Some indicators show that the yellow metal could extend the bullish momentum above $1,900
Gold prices have accelerated the ascent on Friday, extending gains for the third day in a row. In late September, the bullion derives support from the ascending 100-DMA and staged a bounce from two-month lows registered around $1,848. Today, the bullion exceeded the 20-daily moving average but is yet to confirm the latest breakout on a daily closing basis.
Investors continue to express US stimulus hopes, expecting the negotiations to resume. Against this backdrop, the safe-haven demand for the US dollar has eased, with most currency pairs being in a consolidative mode these days. As dollar bulls retreated, gold has been benefiting from this subdued trading in major USD pairs.
Furthermore, the greenback came under some selling pressure after a fresh report showed that Chinese Caixin Services PMI came in much higher than expected in September, adding to the risk-on mood on Friday.
As for the technical picture, some indicators show that the yellow metal could extend the bullish momentum above the $1,900 psychological level that was capping upside attempts for the past two days. If the bullish bias persists in the short term, the bullion could challenge the $1,920 local resistance next. Once above this level, XAUUSD the $1,970 longer-term target will come back into investor radar for the first time since mid-September.
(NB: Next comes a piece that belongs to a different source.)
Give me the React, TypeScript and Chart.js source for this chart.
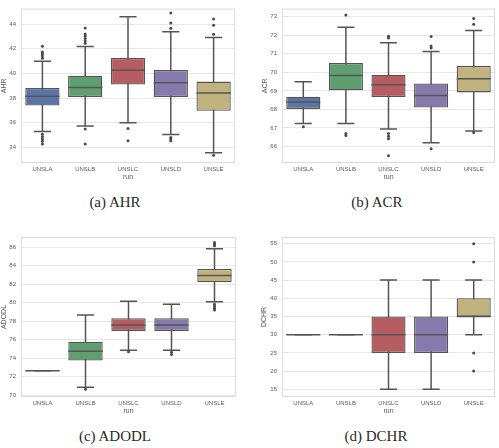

However, a bullish bias in the daily RSI is too modest to bet on more robust and sustainable gains at this stage. Furthermore, the precious metal may face range-bound conditions at least as long as the Relative Strength Index shows a weak upside slope.
On the four-hour charts, the prices the technical picture has improved since October 6 while the prices exceeded the 20- and 100-SMAs earlier today, suggesting the prices could now challenge the 200-simple moving average in the $1,922 area. Before this, a local pullback could take place in the immediate term.